= Severita Lara =

Mexican-American political activist (born 1952)

Severita Lara (born February 6, 1952) is a Mexican-American political activist from Crystal City, Texas. She is known as a leader of the 1969 Crystal City High School student walkout. She ran for county judge in 1986 and was elected into the city council of Crystal City in 1992.

== Early life ==
Lara grew up speaking Spanish and was enrolled in a preschool program in which she had to write, speak, and read in Spanish. She attended Zavala Elementary School in a zero bola program, which was comparable to being in a grade below zero that was created for all Mexicans, regardless of their English proficiency. During her junior high school days, her father continued to object speaking Spanish in school, with the assistance of the principal, and was punished by being sent to the library. However, this helped develop a love for literature. Lara attended Crystal City High School, a school with a predominantly Chicano student body.

== Crystal City High School walkout ==
Despite the school having a majority Chicano population, students were aware of inequality in the school system such as segregation and under representation in the cheerleading squad. Alumni of Crystal City High School and Jose Angel Gutierrez, Mexican American Youth Organization (MAYO), attempted to present a list of demands by the students at a school board meeting; however, the school board did not listen and adjourned the meeting and did not listen. Lara drew up a petition to the school board with the support of students' parents, but the board failed to acknowledge their demands. This resulted in 500 students walking out of school the first day of the walkout and going upwards to 1,700 students ranging from elementary to high school participating in the walkout. In the end, the walkouts proved successful and the school board listened to the students' demands.

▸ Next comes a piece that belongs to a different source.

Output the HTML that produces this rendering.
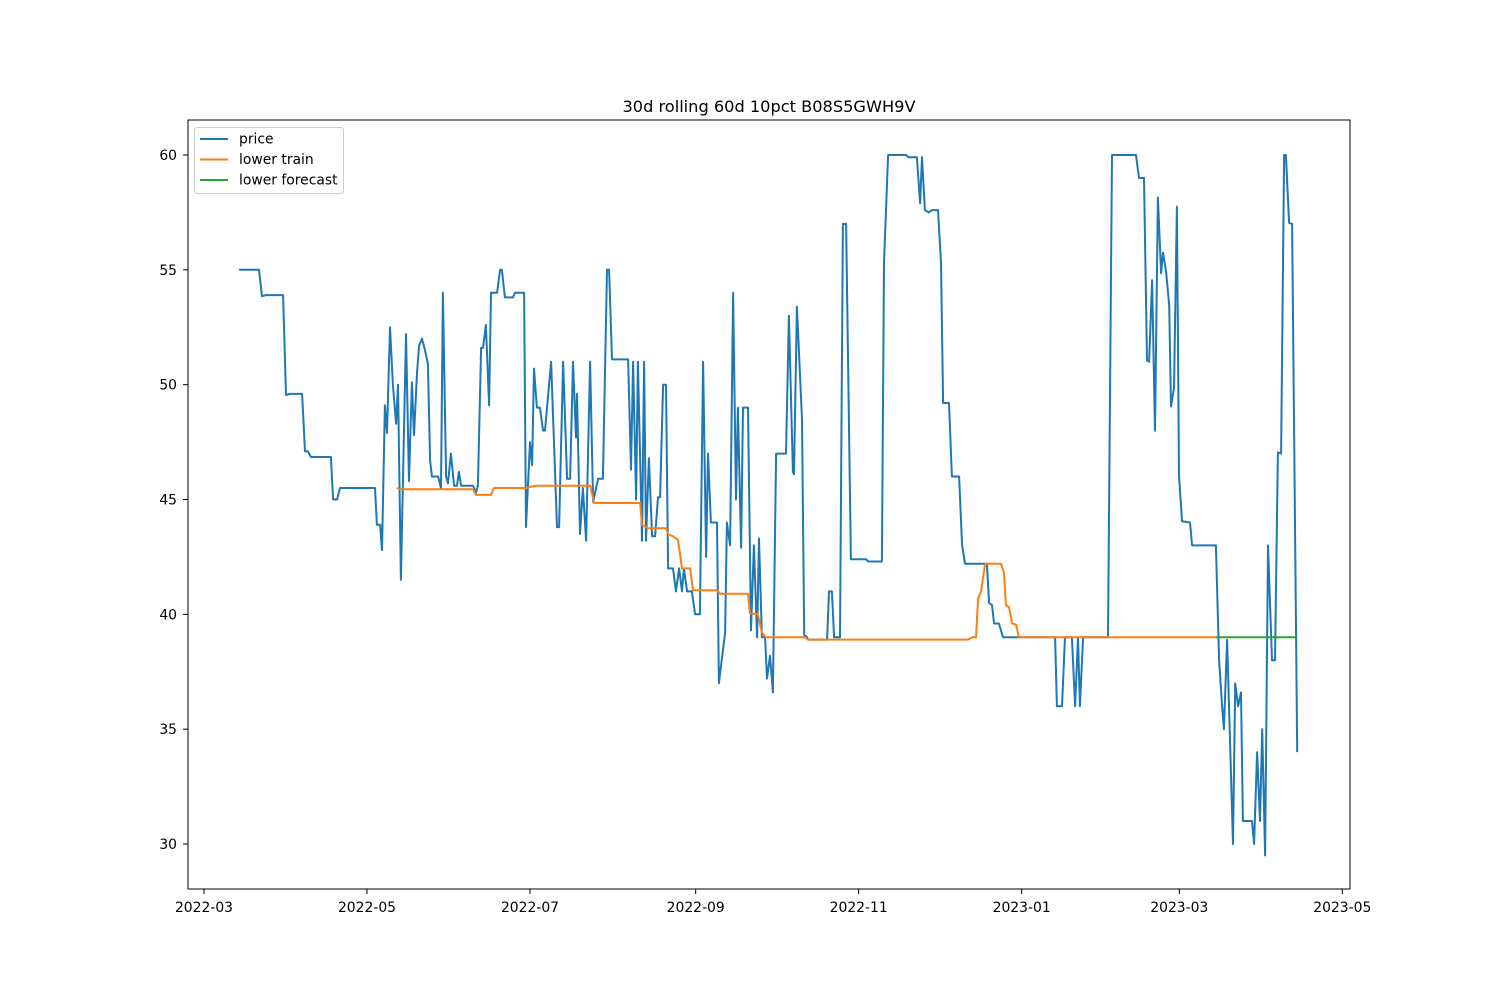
<!DOCTYPE html>
<html><head><meta charset="utf-8"><style>
html,body{margin:0;padding:0;background:#fff;}
svg text{font-family:"DejaVu Sans","Liberation Sans",sans-serif;}
</style></head><body>
<svg id="chart" width="1500" height="1000" viewBox="0 0 1500 1000" xmlns="http://www.w3.org/2000/svg">
<rect x="0" y="0" width="1500" height="1000" fill="#fff"/>
<text x="769" y="112" text-anchor="middle" font-size="16.2">30d rolling 60d 10pct B08S5GWH9V</text>
<g id="plot"></g>
<rect x="188" y="120" width="1162" height="769" fill="none" stroke="#000" stroke-width="1"/>
<g id="ticks"></g>
<g>
<rect x="194.5" y="127.5" width="149" height="66" rx="3" fill="#fff" fill-opacity="0.8" stroke="#ccc"/>
<g><line x1="200" y1="139" x2="228" y2="139" stroke="#1f77b4" stroke-width="2"/><text x="239" y="143.5" font-size="13.9">price</text></g>
<g><line x1="200" y1="159.5" x2="228" y2="159.5" stroke="#ff7f0e" stroke-width="2"/><text x="239" y="164" font-size="13.9">lower train</text></g>
<g><line x1="200" y1="180" x2="228" y2="180" stroke="#2ca02c" stroke-width="2"/><text x="239" y="184.5" font-size="13.9">lower forecast</text></g>
</g>
</svg>
<script>
// days since 2022-03-01
const xTickDays = [0, 61, 122, 184, 245, 306, 365, 426];
const xTickLabels = ["2022-03","2022-05","2022-07","2022-09","2022-11","2023-01","2023-03","2023-05"];
const yTickValues = [30, 35, 40, 45, 50, 55, 60];
const priceDays = [13.1,20.6,21.7,23.2,29.6,30.7,32.2,36.7,37.8,38.9,40.0,47.5,48.3,49.8,50.9,64.0,64.7,65.9,66.6,67.7,68.5,69.6,70.7,71.9,72.6,73.7,75.6,76.7,77.8,78.6,79.7,80.5,81.6,82.7,83.8,84.6,85.3,87.6,88.7,89.4,90.6,91.3,92.4,93.6,94.7,95.4,96.2,100.7,101.8,102.5,103.7,104.4,105.5,106.7,107.4,109.7,110.8,111.5,112.6,115.6,116.4,119.8,120.5,122.0,122.8,123.5,124.6,125.7,126.9,127.6,129.9,132.1,132.9,134.4,135.9,137.0,138.1,139.2,139.6,140.7,141.8,143.0,144.5,145.6,147.5,149.3,150.8,151.6,152.7,158.7,159.8,160.6,161.7,162.4,163.9,164.7,165.4,166.5,167.7,168.8,169.9,170.7,171.8,172.9,173.7,175.5,176.6,177.8,178.9,179.6,180.8,182.6,183.8,185.6,186.8,187.9,188.6,189.7,192.0,192.7,195.0,195.7,196.9,198.0,199.1,199.8,201.0,201.7,203.6,204.7,205.8,207.0,207.7,208.8,210.0,210.7,211.8,212.9,214.1,217.8,218.9,220.4,220.8,221.9,223.8,224.6,225.7,226.0,233.2,233.9,235.0,235.8,238.0,239.1,240.3,242.1,247.8,248.5,253.7,254.5,256.0,262.7,263.8,266.8,268.0,268.7,269.8,271.3,272.5,274.7,275.8,276.6,278.8,279.9,282.6,283.7,284.8,293.0,293.8,294.9,295.7,297.5,299.0,318.5,319.2,321.1,322.2,324.8,326.0,327.1,327.8,329.0,338.3,339.8,348.8,349.9,351.8,352.9,353.7,354.8,355.9,357.0,358.2,358.9,360.0,361.2,361.9,363.0,364.1,364.9,366.0,369.0,369.8,378.7,379.9,381.0,381.7,382.9,385.1,385.9,387.0,388.1,388.8,392.2,393.0,394.1,395.2,396.0,397.1,398.2,399.7,400.8,401.9,403.1,404.2,404.9,406.1,407.2,409.1];
const priceValues = [55,55,53.85,53.9,53.9,49.55,49.6,49.6,47.1,47.1,46.85,46.85,45,45,45.5,45.5,43.9,43.9,42.8,49.1,47.9,52.5,50,48.3,50,41.5,52.2,45.8,50.1,47.8,50.5,51.7,52,51.5,50.9,46.7,46,46,45.5,54,46,45.7,47,45.6,45.6,46.2,45.6,45.6,45.3,45.6,51.6,51.6,52.6,49.1,54,54,55,55,53.8,53.8,54,54,43.8,47.5,46.5,50.7,49,49,48,48,51,43.8,43.8,51,45.9,45.9,51,47.7,49.6,43.5,45.5,43.2,51,44.9,45.9,45.9,55,55,51.1,51.1,46.3,51,45,51,43.2,51,43.2,46.8,43.4,43.4,45.1,45.1,50,50,42,42,41,42,41,42,41,41,40,40,51,42.5,47,44,44,37,39.2,44,43,54,45,49,42.9,49,49,39.3,43,39,43.3,39,39,37.2,38.2,36.6,47,47,53,46.2,46.1,53.4,48.5,39.1,39,38.9,38.9,41,41,39,39,57,57,42.4,42.4,42.3,42.3,55.3,60,60,59.9,59.9,57.9,59.9,57.6,57.5,57.6,57.6,55.3,49.2,49.2,46,46,43,42.2,42.2,40.5,40.4,39.6,39.6,39,39,36,36,39,39,36,39,36,39,39,60,60,59,59,51.05,51,54.55,48,58.15,54.85,55.75,54.95,53.45,49.05,49.85,57.75,46.05,44.05,44,43,43,38,36,35,38.9,30,37,36,36.6,31,31,30,34,31,35,29.5,43,38,38,47.05,47,60,60,57.05,57,34];
const trainDays = [72.2,73.4,100.7,101.8,107.4,108.5,120.5,123.9,144.5,146.0,163.2,163.9,166.2,172.9,173.7,175.5,177.4,178.9,181.9,183.0,192.0,193.1,203.6,204.3,207.3,208.8,210.3,224.9,226.0,285.9,287.4,288.9,289.7,290.8,292.3,298.3,299.4,300.1,301.3,302.4,303.9,305.0,378.7];
const trainValues = [45.5,45.45,45.45,45.2,45.2,45.5,45.5,45.6,45.6,44.85,44.85,43.9,43.75,43.75,43.5,43.4,43.25,42,42,41.05,41.05,40.9,40.9,40.05,40,39.2,39.0,39.0,38.9,38.9,39.0,39.0,40.7,41,42.2,42.2,41.8,40.4,40.3,39.6,39.55,39.0,39.0];
const forecastDays = [378.7, 409.1];
const forecastValues = [39, 39];

const X0 = 204, PXD = 2.6721, Y60 = 155, PXV = 22.967;
function xScale(d){ return X0 + d*PXD; }
function yScale(v){ return Y60 + (60 - v)*PXV; }
const NS = "http://www.w3.org/2000/svg";
const plot = document.getElementById('plot');
const ticks = document.getElementById('ticks');
function addLine(days, vals, color, name){
  const p = document.createElementNS(NS,'polyline');
  p.setAttribute('points', days.map((d,i)=>xScale(d).toFixed(1)+','+yScale(vals[i]).toFixed(1)).join(' '));
  p.setAttribute('fill','none'); p.setAttribute('stroke',color); p.setAttribute('stroke-width','2');
  p.setAttribute('stroke-linejoin','round');
  
  
  plot.appendChild(p);
}
addLine(priceDays, priceValues, '#1f77b4', 'price-line');
addLine(trainDays, trainValues, '#ff7f0e', 'lower-train-line');
addLine(forecastDays, forecastValues, '#2ca02c', 'lower-forecast-line');
xTickDays.forEach((d,i)=>{
  const x = xScale(d);
  const l = document.createElementNS(NS,'line');
  l.setAttribute('x1',x); l.setAttribute('x2',x); l.setAttribute('y1',889); l.setAttribute('y2',894);
  l.setAttribute('stroke','#000');
  
  
  ticks.appendChild(l);
  const t = document.createElementNS(NS,'text');
  t.setAttribute('x',x); t.setAttribute('y',912); t.setAttribute('text-anchor','middle'); t.setAttribute('font-size','13.9');
  t.textContent = xTickLabels[i];
  
  
  ticks.appendChild(t);
});
yTickValues.forEach(v=>{
  const y = yScale(v);
  const l = document.createElementNS(NS,'line');
  l.setAttribute('x1',183); l.setAttribute('x2',188); l.setAttribute('y1',y); l.setAttribute('y2',y);
  l.setAttribute('stroke','#000');
  
  
  ticks.appendChild(l);
  const t = document.createElementNS(NS,'text');
  t.setAttribute('x',177); t.setAttribute('y',y+5); t.setAttribute('text-anchor','end'); t.setAttribute('font-size','13.9');
  t.textContent = v;
  
  
  ticks.appendChild(t);
});
</script>
</body></html>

== Life after the walkout ==
Lara would later graduate high school and attend St. Mary's University obtaining her bachelor's degree i biology alongside majoring in Chemistry. Afterwards, obtained a scholarship from Becas de Aztlan and attended the medical school from Universidad Autónoma Metropolitana in Mexico City. She settled in Crystal City in 1984 obtaining a job within Crystal City High School teaching biology, chemistry, and physiology later becoming the school librarian.

== Political career ==
Lara ran for county judge in 1986 under the Democratic Party winning the runoff, but losing to the recount without appeal. She declined to run again when her health began to decline. Afterwards, she led a successful campaign to win a position in the city council of Crystal City and appointed mayor the following year. Her first priority was to create a recreation center called Mexico Chico. She would be unsuccessful in her recall election in 1996 declining to run for another term.

== Later life ==
Lara would retire from politics in order to obtain her master's degree. She created grants to fund the arts and recreations for children. As a teacher, Lara continued to teach students in Crystal City about the importance of the Chicano movement.